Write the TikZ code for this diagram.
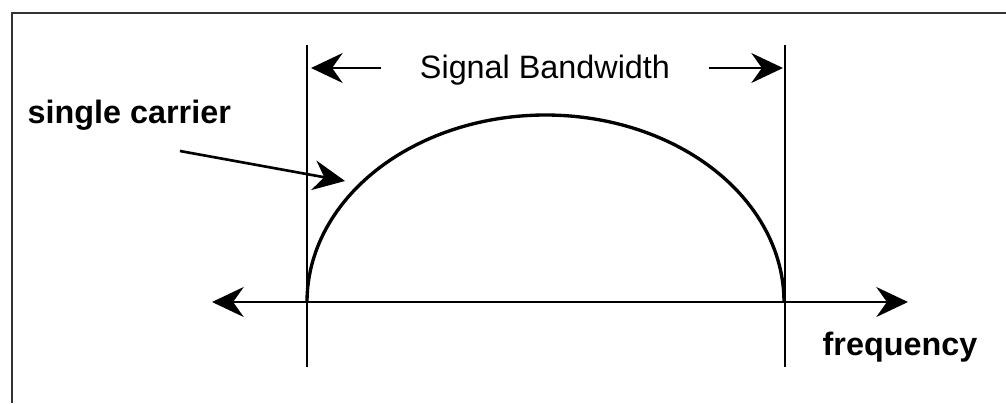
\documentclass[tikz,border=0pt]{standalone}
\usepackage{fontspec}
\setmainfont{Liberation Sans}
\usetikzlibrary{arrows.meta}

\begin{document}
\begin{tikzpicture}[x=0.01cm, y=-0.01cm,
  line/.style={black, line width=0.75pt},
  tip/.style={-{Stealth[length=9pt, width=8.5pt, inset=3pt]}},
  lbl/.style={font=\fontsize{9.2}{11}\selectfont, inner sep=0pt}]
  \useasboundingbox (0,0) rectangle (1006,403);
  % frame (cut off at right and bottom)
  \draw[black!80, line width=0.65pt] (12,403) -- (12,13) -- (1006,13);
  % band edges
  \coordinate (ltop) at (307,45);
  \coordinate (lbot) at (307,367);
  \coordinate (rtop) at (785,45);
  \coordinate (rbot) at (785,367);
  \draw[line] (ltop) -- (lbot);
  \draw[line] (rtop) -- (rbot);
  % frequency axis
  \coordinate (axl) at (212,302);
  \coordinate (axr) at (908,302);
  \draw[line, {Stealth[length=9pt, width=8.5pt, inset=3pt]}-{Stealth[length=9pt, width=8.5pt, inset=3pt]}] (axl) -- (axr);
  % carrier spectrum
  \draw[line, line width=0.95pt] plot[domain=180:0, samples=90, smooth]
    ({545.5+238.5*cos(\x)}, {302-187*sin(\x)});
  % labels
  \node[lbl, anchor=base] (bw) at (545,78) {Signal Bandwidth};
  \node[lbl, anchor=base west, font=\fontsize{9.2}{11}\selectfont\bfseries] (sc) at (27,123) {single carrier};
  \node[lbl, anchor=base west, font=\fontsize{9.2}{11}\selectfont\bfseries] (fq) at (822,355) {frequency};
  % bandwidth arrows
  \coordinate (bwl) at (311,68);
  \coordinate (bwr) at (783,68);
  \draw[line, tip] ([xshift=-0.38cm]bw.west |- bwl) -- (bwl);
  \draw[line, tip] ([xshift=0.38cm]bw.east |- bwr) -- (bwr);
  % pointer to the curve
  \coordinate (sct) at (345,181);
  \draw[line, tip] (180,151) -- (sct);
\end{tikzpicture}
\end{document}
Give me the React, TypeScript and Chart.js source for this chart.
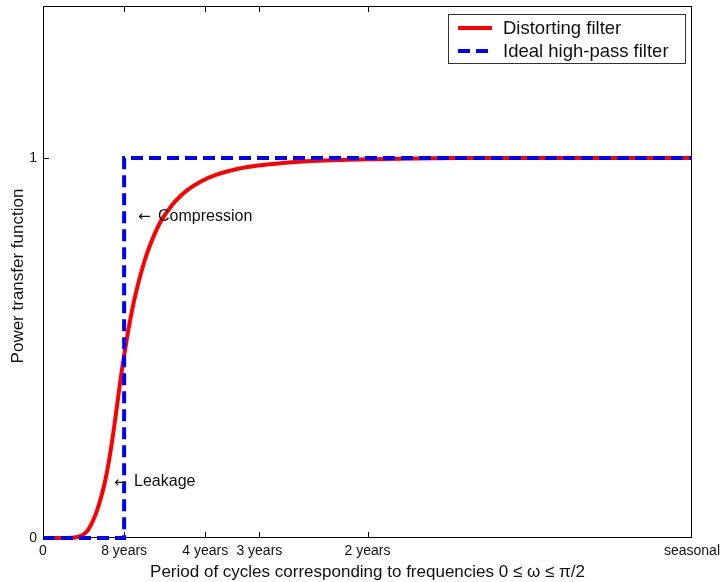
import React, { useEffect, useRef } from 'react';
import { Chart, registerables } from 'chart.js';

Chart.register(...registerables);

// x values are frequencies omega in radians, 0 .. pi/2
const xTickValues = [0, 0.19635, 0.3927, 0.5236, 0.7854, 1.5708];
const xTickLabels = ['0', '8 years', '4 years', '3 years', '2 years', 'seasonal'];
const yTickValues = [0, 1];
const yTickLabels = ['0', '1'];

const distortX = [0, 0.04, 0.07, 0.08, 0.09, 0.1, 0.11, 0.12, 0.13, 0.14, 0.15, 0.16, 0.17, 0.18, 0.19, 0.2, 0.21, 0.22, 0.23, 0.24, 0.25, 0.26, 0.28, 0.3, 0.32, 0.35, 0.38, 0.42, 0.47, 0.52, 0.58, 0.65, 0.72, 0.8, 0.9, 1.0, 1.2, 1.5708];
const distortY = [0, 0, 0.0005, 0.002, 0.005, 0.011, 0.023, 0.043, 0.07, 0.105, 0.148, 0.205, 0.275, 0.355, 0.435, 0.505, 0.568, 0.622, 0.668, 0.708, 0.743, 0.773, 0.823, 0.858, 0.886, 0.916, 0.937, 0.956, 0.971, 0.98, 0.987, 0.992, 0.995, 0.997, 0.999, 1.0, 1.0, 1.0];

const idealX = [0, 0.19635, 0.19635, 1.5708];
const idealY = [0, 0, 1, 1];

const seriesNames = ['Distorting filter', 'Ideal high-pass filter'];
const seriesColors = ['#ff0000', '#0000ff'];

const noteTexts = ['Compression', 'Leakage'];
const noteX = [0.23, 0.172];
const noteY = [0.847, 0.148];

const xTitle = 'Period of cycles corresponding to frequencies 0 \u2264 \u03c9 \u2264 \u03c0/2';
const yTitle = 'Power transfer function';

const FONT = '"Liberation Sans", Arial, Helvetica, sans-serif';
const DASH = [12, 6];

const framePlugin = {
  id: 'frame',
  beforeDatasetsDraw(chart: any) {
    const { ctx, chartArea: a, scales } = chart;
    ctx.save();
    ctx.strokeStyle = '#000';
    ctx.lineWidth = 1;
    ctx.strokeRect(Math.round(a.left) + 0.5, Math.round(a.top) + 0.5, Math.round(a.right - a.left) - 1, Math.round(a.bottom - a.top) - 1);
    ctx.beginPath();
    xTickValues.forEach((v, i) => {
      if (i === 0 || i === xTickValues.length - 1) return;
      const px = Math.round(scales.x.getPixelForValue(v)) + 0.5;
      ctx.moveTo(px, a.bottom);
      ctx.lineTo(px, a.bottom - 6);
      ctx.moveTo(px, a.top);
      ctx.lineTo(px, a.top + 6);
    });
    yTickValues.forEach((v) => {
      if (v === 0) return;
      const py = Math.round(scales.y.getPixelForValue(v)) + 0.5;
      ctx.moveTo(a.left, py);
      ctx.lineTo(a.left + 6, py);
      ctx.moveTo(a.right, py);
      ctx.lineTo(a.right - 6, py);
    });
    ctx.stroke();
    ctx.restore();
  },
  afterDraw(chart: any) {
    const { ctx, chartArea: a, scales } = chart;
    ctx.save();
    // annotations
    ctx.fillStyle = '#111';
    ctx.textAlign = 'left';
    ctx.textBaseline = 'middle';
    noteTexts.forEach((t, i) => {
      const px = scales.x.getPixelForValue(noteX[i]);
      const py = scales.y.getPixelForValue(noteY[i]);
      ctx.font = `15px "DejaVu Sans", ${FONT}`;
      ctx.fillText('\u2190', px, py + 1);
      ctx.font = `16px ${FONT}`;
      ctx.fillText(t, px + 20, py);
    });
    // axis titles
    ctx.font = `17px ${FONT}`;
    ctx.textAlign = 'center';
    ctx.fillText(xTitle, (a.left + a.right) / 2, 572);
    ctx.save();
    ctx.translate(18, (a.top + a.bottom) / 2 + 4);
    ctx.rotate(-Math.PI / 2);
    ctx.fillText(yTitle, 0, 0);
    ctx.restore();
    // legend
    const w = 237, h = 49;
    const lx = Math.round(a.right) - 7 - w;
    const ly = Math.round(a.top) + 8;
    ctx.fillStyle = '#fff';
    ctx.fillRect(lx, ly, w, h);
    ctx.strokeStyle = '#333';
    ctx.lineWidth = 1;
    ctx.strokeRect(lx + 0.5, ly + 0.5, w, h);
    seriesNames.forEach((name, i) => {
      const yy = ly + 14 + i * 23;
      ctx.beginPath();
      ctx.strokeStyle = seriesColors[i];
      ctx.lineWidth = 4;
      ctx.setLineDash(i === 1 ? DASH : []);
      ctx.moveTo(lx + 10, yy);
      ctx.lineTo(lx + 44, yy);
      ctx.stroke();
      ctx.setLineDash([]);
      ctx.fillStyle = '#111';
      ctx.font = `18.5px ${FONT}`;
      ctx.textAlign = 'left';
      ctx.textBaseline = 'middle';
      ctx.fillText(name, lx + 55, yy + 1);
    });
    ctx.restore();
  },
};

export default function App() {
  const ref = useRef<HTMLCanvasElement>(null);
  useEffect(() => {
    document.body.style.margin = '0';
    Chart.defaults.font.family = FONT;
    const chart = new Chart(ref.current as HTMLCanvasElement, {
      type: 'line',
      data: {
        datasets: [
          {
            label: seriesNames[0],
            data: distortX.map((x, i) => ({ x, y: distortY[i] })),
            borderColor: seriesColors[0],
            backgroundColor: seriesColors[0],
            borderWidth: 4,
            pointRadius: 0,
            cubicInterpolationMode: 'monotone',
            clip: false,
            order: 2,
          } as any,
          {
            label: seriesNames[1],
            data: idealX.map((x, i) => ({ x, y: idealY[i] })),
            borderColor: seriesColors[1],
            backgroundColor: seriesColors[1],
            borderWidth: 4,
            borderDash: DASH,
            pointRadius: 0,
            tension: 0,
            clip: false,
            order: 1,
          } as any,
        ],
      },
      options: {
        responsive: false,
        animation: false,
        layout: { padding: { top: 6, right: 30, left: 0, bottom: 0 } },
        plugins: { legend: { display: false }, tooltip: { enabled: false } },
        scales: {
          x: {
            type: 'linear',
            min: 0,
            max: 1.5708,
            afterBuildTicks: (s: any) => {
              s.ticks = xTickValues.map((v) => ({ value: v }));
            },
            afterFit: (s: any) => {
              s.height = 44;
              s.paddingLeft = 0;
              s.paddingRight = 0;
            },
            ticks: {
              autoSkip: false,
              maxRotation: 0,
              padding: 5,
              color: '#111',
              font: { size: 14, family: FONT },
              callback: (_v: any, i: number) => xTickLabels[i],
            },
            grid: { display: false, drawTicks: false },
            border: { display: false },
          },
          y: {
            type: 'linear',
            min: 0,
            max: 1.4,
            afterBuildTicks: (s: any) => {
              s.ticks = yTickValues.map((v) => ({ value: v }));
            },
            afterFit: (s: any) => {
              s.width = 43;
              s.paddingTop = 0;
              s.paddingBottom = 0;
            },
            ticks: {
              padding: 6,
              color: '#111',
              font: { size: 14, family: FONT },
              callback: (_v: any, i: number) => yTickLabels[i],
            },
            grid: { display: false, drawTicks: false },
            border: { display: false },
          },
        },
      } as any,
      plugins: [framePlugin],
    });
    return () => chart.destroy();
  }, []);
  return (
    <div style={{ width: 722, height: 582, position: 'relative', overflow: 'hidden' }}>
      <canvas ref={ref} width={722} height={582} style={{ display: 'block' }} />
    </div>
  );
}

== Direction ==
Nothing but the lines from the one containing "Give me the" through the one containing "Chart.register(...registerables);" should be written out, exactly and with both ends. Pictures are left out.

== Complete response ==
Give me the React, TypeScript and Chart.js source for this chart.
import React, { useEffect, useRef } from 'react';
import { Chart, registerables } from 'chart.js';

Chart.register(...registerables);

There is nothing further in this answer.